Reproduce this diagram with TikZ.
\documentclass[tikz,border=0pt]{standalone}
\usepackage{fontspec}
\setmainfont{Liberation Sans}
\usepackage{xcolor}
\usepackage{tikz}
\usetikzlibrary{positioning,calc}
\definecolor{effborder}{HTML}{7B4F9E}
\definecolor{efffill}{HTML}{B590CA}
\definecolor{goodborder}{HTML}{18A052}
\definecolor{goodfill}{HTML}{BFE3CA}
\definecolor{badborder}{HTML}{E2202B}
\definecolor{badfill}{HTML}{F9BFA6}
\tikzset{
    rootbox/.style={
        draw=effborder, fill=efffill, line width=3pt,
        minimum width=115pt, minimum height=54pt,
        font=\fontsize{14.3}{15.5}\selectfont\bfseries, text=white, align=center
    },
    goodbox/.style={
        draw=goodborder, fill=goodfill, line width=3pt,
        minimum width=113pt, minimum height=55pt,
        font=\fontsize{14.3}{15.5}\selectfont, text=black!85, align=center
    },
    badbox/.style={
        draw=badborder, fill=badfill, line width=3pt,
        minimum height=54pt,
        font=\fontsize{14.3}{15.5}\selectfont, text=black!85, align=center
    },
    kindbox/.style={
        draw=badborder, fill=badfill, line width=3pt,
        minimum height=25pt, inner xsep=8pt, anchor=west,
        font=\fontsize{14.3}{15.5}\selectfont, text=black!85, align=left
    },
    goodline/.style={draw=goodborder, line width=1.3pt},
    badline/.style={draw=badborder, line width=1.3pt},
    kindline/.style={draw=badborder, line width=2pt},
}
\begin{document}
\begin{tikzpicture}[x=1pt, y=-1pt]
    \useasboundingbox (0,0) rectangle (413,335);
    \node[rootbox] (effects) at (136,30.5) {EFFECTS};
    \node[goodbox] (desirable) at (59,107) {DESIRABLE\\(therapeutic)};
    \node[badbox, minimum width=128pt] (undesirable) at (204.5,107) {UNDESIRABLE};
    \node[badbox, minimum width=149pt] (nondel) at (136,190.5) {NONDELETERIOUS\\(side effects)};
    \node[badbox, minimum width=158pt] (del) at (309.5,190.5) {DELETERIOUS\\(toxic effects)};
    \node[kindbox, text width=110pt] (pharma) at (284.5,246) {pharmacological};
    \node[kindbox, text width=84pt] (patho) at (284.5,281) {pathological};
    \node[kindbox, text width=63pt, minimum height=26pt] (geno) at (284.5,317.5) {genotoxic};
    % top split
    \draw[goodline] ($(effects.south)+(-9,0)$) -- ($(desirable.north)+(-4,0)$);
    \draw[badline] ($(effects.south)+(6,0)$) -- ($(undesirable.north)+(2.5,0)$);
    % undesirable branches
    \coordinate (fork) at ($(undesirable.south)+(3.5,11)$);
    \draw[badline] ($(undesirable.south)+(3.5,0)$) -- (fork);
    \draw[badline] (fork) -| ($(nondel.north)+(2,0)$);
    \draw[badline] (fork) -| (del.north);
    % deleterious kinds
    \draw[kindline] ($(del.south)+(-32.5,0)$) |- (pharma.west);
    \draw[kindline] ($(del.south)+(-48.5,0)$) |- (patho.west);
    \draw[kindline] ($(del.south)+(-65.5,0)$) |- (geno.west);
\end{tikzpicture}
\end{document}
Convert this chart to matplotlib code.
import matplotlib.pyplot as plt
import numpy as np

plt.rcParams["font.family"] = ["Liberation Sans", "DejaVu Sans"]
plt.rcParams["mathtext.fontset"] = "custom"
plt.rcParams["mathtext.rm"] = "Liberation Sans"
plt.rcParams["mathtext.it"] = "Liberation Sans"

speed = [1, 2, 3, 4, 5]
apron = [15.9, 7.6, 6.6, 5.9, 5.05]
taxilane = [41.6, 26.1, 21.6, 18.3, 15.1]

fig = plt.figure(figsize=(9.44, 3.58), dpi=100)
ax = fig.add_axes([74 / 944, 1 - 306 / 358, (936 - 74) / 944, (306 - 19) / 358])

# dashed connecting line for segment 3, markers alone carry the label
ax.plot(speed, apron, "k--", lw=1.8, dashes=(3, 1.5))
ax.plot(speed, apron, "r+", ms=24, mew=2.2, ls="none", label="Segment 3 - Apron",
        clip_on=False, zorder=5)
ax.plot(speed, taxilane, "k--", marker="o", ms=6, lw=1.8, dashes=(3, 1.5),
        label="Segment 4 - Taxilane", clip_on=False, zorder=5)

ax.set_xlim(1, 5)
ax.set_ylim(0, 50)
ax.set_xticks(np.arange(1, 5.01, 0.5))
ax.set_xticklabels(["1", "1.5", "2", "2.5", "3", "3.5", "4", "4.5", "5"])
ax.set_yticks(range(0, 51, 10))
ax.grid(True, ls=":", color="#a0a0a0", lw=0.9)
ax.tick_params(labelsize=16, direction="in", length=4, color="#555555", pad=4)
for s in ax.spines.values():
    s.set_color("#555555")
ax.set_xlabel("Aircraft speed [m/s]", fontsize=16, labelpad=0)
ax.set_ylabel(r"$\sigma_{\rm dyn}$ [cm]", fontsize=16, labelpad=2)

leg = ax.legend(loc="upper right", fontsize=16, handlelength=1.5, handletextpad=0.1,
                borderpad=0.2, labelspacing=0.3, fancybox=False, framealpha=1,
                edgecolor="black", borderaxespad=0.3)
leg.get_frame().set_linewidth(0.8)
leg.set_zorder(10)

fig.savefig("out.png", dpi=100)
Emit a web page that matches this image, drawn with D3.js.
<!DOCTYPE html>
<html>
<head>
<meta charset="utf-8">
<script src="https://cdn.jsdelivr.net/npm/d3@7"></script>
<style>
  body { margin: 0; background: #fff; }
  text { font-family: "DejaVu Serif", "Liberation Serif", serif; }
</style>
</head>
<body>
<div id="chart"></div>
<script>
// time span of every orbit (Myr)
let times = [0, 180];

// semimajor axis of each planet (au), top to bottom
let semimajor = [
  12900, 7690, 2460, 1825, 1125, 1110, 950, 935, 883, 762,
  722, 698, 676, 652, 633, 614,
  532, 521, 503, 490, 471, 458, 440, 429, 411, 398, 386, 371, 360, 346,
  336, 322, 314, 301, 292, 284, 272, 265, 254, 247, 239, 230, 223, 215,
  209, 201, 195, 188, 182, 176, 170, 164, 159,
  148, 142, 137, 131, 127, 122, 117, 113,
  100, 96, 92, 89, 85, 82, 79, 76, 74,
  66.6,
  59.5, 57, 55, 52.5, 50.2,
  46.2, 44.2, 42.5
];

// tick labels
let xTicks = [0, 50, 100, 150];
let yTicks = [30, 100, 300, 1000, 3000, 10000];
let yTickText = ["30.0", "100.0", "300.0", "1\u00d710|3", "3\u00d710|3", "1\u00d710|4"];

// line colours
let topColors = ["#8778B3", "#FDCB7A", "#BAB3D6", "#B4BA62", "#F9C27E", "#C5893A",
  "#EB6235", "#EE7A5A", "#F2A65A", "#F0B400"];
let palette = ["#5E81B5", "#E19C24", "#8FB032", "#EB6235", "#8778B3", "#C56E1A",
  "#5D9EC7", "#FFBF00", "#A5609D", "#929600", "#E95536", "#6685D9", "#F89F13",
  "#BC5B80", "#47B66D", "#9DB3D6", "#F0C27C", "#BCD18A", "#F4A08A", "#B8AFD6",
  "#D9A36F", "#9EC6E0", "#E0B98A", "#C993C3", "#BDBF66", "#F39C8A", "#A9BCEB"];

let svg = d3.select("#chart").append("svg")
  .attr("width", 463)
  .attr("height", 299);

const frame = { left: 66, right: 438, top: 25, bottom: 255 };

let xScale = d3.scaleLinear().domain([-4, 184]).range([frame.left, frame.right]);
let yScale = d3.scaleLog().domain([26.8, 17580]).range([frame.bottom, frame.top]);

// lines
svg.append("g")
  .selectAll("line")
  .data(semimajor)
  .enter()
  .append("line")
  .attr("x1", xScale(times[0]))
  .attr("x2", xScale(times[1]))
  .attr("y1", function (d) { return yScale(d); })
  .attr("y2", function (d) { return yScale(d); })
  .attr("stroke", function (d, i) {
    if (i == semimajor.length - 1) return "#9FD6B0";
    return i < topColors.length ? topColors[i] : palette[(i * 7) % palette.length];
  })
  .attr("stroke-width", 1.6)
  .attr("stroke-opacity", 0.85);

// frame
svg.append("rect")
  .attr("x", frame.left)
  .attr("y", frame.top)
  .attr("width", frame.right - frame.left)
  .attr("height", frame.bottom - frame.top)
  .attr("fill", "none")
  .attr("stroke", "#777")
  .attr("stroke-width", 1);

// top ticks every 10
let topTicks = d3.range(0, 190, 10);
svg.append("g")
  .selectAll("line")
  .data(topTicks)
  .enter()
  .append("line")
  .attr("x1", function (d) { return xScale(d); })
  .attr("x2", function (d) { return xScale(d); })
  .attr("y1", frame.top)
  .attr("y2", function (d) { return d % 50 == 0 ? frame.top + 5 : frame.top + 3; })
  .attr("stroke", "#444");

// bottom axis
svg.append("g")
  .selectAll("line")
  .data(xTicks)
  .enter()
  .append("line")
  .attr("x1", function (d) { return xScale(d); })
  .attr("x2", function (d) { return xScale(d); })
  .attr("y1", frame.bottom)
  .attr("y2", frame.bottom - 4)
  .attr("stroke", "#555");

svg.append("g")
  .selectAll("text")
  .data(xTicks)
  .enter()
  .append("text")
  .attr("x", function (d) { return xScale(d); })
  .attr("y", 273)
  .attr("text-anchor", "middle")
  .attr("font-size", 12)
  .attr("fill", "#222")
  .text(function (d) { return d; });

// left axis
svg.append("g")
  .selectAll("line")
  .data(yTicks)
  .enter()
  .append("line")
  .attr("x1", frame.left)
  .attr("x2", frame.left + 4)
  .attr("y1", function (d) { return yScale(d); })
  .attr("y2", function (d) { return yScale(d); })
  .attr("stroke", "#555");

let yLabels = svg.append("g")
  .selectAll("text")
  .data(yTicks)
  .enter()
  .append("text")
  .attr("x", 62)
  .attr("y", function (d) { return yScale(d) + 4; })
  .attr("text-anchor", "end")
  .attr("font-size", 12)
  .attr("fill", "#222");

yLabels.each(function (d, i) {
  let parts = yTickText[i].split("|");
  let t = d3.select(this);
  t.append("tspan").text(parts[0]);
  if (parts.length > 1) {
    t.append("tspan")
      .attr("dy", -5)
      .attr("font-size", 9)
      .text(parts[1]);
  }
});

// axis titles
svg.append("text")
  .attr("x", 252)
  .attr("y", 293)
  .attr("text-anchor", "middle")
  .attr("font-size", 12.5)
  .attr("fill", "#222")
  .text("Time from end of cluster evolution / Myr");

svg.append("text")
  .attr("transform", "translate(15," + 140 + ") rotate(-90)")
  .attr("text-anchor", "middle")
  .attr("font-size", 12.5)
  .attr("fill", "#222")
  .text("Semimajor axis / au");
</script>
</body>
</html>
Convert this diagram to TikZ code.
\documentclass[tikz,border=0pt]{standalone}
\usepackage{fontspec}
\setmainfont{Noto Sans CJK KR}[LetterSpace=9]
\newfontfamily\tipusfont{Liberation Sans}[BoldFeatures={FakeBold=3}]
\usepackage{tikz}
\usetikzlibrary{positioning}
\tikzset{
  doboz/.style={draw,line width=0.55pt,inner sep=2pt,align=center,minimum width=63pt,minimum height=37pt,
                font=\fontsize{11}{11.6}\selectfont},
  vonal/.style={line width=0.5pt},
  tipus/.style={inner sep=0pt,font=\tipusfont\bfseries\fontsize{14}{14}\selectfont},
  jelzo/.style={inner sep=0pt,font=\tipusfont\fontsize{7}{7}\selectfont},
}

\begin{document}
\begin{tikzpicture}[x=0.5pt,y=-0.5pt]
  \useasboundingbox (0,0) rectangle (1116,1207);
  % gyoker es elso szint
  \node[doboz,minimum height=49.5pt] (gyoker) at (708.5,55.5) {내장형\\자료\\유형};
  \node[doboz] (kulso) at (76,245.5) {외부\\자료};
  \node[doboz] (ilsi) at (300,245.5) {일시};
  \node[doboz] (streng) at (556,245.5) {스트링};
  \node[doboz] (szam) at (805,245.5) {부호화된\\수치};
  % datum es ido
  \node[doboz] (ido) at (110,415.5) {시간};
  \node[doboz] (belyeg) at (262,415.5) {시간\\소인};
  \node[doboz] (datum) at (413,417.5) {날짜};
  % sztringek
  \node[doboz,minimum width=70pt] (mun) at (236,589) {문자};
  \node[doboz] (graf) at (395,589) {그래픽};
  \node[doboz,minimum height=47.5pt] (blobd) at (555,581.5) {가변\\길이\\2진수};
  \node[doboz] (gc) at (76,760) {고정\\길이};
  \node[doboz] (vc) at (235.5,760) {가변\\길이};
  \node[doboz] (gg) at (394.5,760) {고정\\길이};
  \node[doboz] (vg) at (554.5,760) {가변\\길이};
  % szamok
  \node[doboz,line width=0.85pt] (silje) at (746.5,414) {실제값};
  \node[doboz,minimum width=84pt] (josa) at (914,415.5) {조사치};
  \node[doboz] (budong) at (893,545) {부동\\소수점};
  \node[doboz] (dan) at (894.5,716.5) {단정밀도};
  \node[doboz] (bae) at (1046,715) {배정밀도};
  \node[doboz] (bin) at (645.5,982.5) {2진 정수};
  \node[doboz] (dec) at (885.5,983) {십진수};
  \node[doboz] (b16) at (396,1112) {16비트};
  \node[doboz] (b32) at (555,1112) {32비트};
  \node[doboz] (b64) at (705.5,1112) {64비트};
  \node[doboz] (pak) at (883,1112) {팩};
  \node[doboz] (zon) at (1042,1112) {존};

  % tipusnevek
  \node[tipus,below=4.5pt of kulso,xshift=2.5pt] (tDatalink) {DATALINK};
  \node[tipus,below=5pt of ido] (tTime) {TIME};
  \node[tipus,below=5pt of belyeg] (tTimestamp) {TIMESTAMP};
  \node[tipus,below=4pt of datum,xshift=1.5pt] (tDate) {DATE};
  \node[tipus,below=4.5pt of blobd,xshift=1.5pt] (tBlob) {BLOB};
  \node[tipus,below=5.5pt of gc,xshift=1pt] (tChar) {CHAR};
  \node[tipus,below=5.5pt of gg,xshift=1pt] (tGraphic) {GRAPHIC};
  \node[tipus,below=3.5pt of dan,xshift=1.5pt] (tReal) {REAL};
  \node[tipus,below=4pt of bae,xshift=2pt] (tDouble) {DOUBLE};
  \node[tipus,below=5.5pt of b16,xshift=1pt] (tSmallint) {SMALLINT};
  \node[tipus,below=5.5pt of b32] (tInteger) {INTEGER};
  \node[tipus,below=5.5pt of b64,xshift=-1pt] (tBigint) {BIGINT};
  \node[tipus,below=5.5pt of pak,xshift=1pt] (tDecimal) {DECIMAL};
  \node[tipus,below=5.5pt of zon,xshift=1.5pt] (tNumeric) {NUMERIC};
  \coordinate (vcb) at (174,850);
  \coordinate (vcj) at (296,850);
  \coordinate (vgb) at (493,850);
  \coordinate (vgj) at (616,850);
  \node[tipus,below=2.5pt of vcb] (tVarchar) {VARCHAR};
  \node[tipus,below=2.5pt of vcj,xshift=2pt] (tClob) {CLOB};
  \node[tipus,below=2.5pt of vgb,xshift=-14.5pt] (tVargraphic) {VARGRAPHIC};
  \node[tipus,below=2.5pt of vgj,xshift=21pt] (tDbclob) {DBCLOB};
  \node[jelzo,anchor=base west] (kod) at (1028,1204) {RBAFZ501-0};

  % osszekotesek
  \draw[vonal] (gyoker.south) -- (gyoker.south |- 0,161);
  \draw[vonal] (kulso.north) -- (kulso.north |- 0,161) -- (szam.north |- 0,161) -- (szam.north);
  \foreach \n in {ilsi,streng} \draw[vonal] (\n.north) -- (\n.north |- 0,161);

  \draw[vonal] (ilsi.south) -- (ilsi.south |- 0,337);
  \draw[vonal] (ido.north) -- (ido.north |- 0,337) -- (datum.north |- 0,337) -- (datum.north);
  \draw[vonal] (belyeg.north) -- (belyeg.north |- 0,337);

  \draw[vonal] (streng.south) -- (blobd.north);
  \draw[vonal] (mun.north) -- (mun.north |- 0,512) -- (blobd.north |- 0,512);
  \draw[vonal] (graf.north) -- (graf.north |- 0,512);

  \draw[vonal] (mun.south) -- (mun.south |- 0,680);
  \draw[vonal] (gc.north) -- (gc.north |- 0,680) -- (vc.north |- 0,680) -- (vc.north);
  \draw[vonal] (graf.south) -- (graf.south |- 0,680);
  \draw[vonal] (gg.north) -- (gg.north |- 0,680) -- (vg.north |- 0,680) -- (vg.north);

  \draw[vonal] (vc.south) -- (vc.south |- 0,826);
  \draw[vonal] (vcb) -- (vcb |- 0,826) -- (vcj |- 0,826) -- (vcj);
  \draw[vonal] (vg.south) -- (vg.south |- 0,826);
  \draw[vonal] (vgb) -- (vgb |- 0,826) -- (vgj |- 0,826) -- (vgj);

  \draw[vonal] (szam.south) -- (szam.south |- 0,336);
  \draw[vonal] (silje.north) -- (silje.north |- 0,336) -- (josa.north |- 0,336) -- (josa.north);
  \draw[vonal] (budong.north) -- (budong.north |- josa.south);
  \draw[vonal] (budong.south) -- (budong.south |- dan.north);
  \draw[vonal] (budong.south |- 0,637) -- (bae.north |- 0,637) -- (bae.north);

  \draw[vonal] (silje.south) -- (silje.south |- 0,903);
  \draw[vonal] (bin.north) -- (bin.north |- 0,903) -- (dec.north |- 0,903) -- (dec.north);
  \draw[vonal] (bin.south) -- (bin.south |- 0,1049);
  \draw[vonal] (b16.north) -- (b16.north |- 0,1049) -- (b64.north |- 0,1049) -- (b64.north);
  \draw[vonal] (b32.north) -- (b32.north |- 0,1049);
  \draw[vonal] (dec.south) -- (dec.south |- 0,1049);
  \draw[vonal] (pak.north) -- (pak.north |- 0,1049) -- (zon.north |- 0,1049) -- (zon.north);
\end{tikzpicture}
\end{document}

※ ※ ※

→ **EXERCISE PROMPT**
Pick out and copy the lines of the entries that hold the string "matplotlib".

→ **RESPONSE**
Convert this chart to matplotlib code.
import matplotlib.pyplot as plt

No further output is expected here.